GOAL:
Images are not part of the copy; transcribe all the data exactly.

STORED DATA:
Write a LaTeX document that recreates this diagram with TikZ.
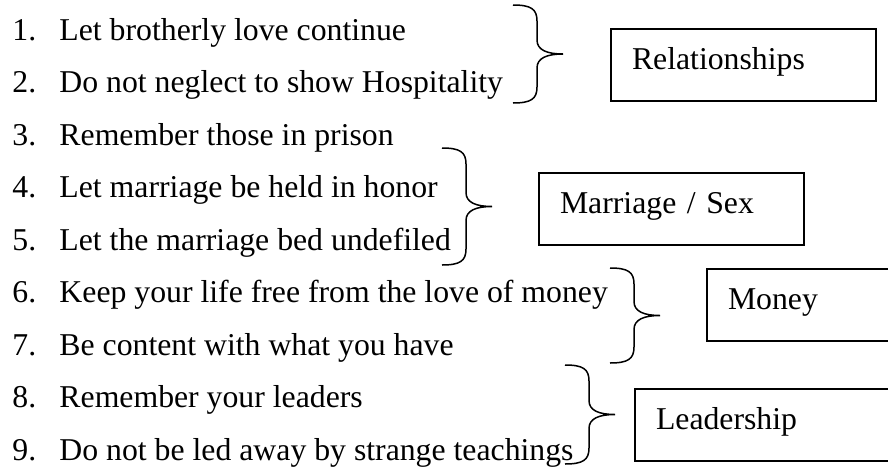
\documentclass[tikz,border=0pt]{standalone}
\usepackage{fontspec}
\setmainfont{Liberation Serif}
\usepackage{tikz}

% right-hand curly brace: x of its two ends, top, bottom
\newcommand{\groupbrace}[3]{%
  \pgfmathsetmacro{\brx}{#1+24}
  \pgfmathsetmacro{\tipx}{#1+50}
  \pgfmathsetmacro{\midy}{(#2+#3)/2}
  \draw[bracepen] (#1,#2) .. controls (#1+18,#2) and (\brx,#2+4) .. (\brx,#2+16)
    -- (\brx,\midy-14) .. controls (\brx,\midy-4) and (\brx+10,\midy) .. (\tipx,\midy)
    .. controls (\brx+10,\midy) and (\brx,\midy+4) .. (\brx,\midy+14)
    -- (\brx,#3-16) .. controls (\brx,#3-4) and (#1+18,#3) .. (#1,#3);
}

\begin{document}
\begin{tikzpicture}[x=0.4pt,y=-0.4pt,
    item/.style={font=\fontsize{12.7}{15}\selectfont, anchor=base west, inner sep=0pt},
    group/.style={draw, line width=0.8pt, anchor=north west, inner xsep=8.4pt, inner ysep=0pt,
        text width=89.2pt, align=left, text height=16pt, text depth=12.8pt,
        font=\fontsize{12.7}{15}\selectfont},
    bracepen/.style={line width=0.6pt}]
       \clip (0,0) rectangle (888,467);
       \foreach \txt [count=\i] in {Let brotherly love continue,
           Do not neglect to show Hospitality,
           Remember those in prison,
           Let marriage be held in honor,
           Let the marriage bed undefiled,
           Keep your life free from the love of money,
           Be content with what you have,
           Remember your leaders,
           Do not be led away by strange teachings}
         \node [item] (item\i) at (12,{40+52.5*(\i-1)}) {\makebox[18.8pt][l]{\i.}\txt};
       \node [group] (rel)  at (610,28)  {Relationships};
       \node [group] (mar)  at (538,172) {Marriage / Sex};
       \node [group] (mon)  at (706,268) {Money};
       \node [group] (lead) at (634,388) {Leadership};
       \groupbrace{513}{5}{103}
       \groupbrace{442}{148}{265}
       \groupbrace{610}{268}{363}
       \groupbrace{565}{365}{464}
    \end{tikzpicture}
\end{document}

COMPLETED TASK:
Write a LaTeX document that recreates this diagram with TikZ.
\documentclass[tikz,border=0pt]{standalone}
\usepackage{fontspec}
\setmainfont{Liberation Serif}
\usepackage{tikz}

% right-hand curly brace: x of its two ends, top, bottom
\newcommand{\groupbrace}[3]{%
  \pgfmathsetmacro{\brx}{#1+24}
  \pgfmathsetmacro{\tipx}{#1+50}
  \pgfmathsetmacro{\midy}{(#2+#3)/2}
  \draw[bracepen] (#1,#2) .. controls (#1+18,#2) and (\brx,#2+4) .. (\brx,#2+16)
    -- (\brx,\midy-14) .. controls (\brx,\midy-4) and (\brx+10,\midy) .. (\tipx,\midy)
    .. controls (\brx+10,\midy) and (\brx,\midy+4) .. (\brx,\midy+14)
    -- (\brx,#3-16) .. controls (\brx,#3-4) and (#1+18,#3) .. (#1,#3);
}

\begin{document}
\begin{tikzpicture}[x=0.4pt,y=-0.4pt,
    item/.style={font=\fontsize{12.7}{15}\selectfont, anchor=base west, inner sep=0pt},
    group/.style={draw, line width=0.8pt, anchor=north west, inner xsep=8.4pt, inner ysep=0pt,
        text width=89.2pt, align=left, text height=16pt, text depth=12.8pt,
        font=\fontsize{12.7}{15}\selectfont},
    bracepen/.style={line width=0.6pt}]
       \clip (0,0) rectangle (888,467);
       \foreach \txt [count=\i] in {Let brotherly love continue,
           Do not neglect to show Hospitality,
           Remember those in prison,
           Let marriage be held in honor,
           Let the marriage bed undefiled,
           Keep your life free from the love of money,
           Be content with what you have,
           Remember your leaders,
           Do not be led away by strange teachings}
         \node [item] (item\i) at (12,{40+52.5*(\i-1)}) {\makebox[18.8pt][l]{\i.}\txt};
       \node [group] (rel)  at (610,28)  {Relationships};
       \node [group] (mar)  at (538,172) {Marriage / Sex};
       \node [group] (mon)  at (706,268) {Money};
       \node [group] (lead) at (634,388) {Leadership};
       \groupbrace{513}{5}{103}
       \groupbrace{442}{148}{265}
       \groupbrace{610}{268}{363}
       \groupbrace{565}{365}{464}
    \end{tikzpicture}
\end{document}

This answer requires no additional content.